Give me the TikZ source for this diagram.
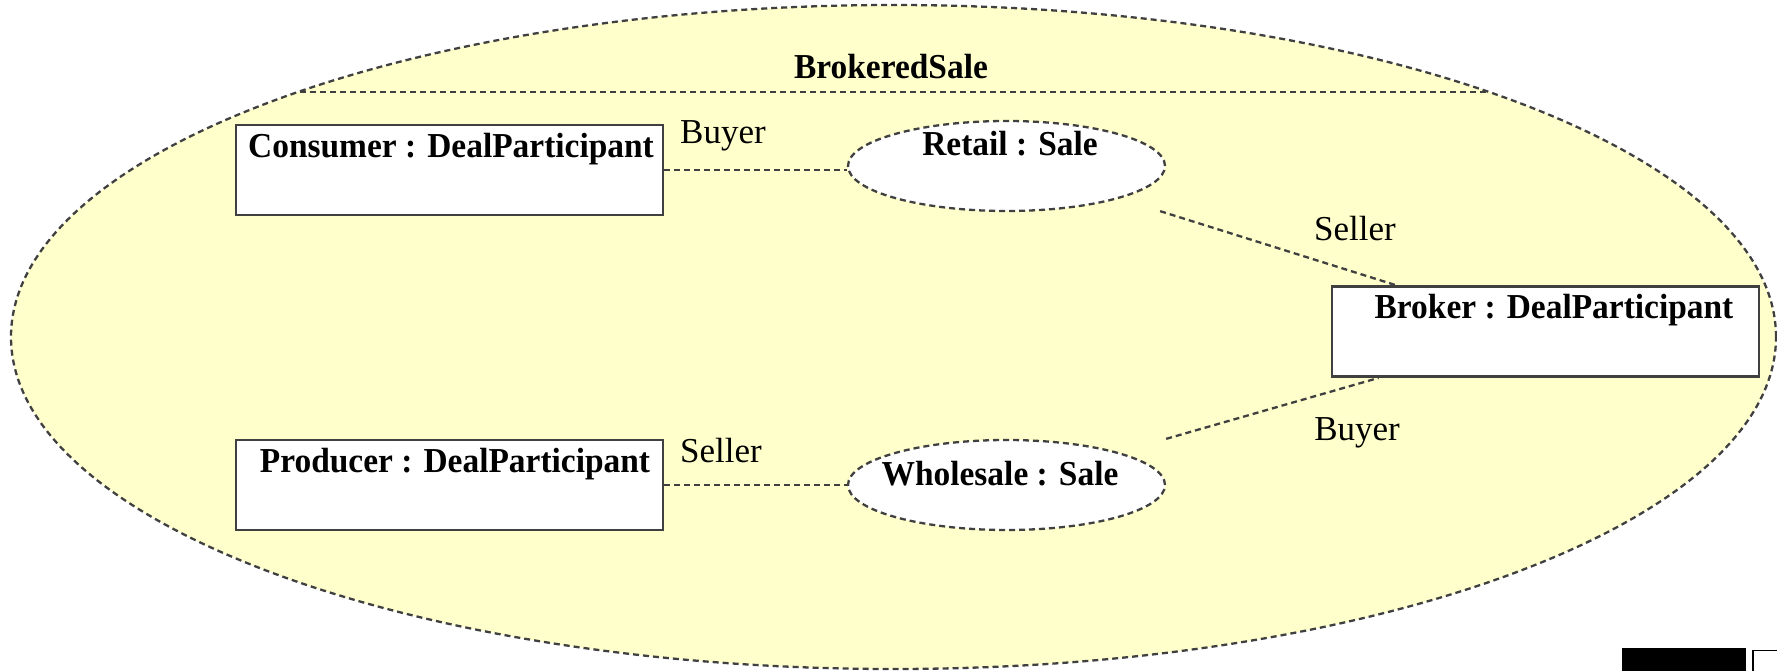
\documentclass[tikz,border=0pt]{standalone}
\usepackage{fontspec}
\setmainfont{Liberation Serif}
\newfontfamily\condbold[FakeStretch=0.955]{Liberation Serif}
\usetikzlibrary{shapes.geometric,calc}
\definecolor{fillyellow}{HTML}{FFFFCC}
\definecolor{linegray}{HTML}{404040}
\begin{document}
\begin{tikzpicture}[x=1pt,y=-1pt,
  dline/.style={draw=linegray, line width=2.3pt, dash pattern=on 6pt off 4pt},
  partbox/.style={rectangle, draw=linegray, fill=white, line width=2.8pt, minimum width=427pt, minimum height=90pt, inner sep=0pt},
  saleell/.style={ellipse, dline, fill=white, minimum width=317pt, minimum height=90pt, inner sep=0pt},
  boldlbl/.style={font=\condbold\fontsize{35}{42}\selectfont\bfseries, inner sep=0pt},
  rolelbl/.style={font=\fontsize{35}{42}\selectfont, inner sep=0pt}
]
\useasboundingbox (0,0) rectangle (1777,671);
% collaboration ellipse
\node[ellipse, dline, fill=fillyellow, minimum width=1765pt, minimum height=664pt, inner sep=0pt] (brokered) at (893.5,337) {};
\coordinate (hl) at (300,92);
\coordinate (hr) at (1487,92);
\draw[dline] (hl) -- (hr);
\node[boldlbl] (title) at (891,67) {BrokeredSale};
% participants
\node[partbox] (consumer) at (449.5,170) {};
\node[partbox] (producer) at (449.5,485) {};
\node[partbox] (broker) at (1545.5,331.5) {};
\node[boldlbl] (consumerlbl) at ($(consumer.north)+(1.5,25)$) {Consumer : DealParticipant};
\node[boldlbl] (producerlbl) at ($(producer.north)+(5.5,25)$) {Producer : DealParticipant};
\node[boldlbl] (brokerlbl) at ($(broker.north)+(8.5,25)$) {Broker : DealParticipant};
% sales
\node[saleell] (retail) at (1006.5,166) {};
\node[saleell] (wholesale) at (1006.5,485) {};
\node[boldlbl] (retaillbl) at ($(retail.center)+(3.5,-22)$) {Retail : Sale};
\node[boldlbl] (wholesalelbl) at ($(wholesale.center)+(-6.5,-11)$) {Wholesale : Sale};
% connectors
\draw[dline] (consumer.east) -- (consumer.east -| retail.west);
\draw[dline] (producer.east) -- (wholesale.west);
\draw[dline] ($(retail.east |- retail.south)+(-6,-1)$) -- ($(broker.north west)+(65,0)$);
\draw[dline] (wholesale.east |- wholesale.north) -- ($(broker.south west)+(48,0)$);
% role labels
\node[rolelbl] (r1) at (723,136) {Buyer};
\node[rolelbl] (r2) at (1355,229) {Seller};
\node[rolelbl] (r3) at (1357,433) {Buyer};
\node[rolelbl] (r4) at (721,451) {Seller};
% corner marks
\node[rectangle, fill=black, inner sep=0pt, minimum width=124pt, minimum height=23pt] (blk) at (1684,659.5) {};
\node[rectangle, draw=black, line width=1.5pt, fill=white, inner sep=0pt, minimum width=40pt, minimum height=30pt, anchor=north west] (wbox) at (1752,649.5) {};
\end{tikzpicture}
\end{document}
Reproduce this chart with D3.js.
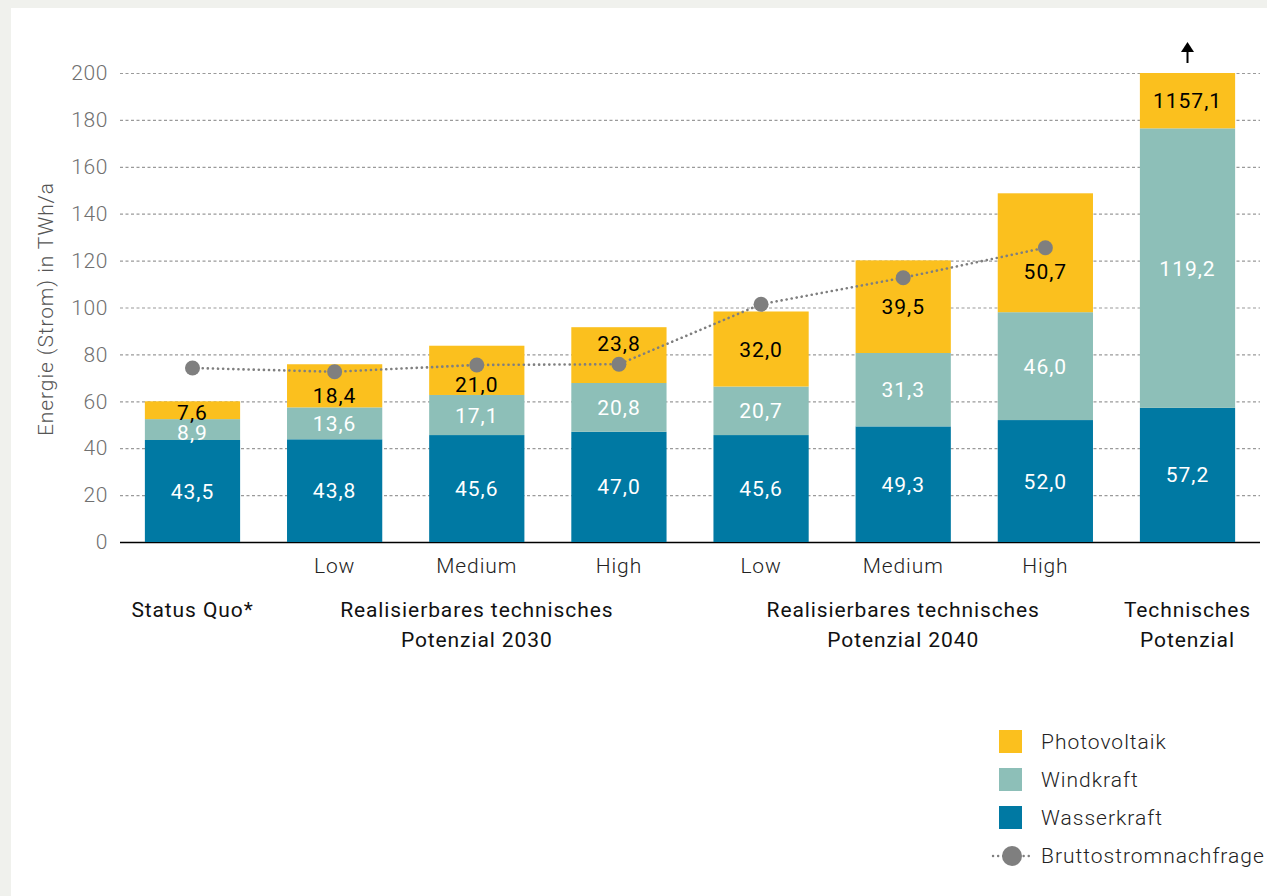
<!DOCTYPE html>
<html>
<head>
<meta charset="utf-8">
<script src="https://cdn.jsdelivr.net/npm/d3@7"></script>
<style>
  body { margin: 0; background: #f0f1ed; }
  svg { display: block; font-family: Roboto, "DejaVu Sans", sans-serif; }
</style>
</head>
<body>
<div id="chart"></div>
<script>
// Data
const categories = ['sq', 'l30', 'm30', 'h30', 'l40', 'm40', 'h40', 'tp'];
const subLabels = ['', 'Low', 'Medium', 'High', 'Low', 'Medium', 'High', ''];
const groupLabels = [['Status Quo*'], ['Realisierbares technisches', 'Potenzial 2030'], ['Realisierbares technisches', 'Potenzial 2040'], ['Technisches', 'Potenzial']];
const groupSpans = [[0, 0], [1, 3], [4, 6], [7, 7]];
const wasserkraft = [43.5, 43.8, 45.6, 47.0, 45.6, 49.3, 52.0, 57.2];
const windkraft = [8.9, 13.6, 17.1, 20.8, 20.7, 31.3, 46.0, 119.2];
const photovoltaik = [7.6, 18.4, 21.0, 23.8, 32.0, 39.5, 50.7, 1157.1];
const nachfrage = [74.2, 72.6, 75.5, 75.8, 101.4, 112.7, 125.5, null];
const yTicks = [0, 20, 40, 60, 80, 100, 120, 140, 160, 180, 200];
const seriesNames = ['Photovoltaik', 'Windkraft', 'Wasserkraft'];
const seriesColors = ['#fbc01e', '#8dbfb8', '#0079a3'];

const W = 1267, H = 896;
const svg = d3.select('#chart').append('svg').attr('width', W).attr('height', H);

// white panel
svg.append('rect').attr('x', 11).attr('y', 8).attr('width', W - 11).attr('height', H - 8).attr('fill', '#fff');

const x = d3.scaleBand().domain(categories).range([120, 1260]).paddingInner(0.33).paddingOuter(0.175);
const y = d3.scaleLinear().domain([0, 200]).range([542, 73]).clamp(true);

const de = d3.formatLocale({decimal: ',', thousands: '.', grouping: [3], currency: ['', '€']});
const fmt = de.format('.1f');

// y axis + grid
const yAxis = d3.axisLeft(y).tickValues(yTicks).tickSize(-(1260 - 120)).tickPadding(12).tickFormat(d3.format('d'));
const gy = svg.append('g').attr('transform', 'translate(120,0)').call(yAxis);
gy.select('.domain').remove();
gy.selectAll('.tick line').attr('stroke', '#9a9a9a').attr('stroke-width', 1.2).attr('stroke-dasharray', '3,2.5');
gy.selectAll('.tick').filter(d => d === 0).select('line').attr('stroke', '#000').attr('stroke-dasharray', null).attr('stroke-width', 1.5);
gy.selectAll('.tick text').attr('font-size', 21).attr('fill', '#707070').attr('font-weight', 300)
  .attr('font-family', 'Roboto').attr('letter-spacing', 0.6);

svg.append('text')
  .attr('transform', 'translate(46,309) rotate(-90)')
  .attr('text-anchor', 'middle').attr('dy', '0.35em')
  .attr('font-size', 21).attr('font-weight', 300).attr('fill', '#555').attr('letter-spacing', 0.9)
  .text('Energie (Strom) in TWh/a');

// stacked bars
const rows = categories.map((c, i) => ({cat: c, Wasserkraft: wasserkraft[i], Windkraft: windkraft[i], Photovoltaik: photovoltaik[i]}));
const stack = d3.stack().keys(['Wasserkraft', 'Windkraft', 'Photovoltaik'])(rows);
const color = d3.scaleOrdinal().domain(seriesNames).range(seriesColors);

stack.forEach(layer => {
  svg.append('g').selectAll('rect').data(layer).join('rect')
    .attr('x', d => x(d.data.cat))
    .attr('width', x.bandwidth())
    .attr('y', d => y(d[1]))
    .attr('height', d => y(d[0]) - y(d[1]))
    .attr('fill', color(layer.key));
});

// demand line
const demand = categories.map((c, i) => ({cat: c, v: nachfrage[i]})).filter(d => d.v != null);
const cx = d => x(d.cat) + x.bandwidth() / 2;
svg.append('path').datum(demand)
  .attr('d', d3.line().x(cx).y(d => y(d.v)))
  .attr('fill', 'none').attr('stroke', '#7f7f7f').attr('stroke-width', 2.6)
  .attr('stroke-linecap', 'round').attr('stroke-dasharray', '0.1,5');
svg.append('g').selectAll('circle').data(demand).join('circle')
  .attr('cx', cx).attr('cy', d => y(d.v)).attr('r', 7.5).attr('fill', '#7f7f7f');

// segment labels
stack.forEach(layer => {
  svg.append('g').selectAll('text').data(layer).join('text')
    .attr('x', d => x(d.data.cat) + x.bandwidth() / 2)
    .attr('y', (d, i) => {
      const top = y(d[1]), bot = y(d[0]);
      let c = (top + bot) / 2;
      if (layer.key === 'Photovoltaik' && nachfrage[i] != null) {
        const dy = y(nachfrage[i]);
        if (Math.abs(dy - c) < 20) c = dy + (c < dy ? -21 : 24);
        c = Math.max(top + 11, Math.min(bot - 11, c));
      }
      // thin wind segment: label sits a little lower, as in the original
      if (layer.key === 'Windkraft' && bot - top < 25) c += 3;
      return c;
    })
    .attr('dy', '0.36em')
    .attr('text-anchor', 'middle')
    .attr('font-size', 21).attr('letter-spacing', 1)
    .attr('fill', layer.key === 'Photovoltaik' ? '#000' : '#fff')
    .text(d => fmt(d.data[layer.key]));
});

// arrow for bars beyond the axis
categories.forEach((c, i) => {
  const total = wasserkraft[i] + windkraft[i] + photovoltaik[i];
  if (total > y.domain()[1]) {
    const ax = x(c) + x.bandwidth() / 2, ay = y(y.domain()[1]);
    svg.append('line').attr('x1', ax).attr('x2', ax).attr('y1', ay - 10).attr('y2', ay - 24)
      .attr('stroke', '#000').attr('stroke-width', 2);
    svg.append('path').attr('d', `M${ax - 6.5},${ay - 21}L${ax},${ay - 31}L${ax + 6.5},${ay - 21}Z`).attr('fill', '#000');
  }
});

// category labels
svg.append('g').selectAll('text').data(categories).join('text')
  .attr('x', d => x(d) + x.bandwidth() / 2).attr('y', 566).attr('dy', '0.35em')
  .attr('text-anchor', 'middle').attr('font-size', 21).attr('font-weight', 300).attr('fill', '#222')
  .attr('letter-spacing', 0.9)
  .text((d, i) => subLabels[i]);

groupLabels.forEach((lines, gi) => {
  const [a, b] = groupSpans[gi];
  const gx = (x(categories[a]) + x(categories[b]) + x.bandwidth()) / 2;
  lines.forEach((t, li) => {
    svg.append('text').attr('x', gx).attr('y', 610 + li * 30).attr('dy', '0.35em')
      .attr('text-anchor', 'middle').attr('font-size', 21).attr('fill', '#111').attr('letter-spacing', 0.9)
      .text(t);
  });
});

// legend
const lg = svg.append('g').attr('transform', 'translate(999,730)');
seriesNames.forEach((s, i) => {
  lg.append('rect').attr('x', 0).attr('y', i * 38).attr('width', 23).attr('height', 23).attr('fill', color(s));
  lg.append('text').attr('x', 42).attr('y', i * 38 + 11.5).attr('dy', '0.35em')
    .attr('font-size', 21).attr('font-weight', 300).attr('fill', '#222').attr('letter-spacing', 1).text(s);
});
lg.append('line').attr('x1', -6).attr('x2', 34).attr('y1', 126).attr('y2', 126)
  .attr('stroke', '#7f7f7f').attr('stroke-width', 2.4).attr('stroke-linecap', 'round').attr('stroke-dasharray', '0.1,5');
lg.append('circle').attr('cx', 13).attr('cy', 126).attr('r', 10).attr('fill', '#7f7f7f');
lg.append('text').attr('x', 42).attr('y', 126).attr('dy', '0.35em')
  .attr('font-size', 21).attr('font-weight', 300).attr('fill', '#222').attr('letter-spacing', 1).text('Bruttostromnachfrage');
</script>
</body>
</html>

++++++++++++++++++++

» **WHAT THE TASK ASKS**: Using the records above, gather all lines where the string "this" is present.

» **EXERCISE ANSWER**:
Give me the TikZ source for this diagram.
Reproduce this chart with D3.js.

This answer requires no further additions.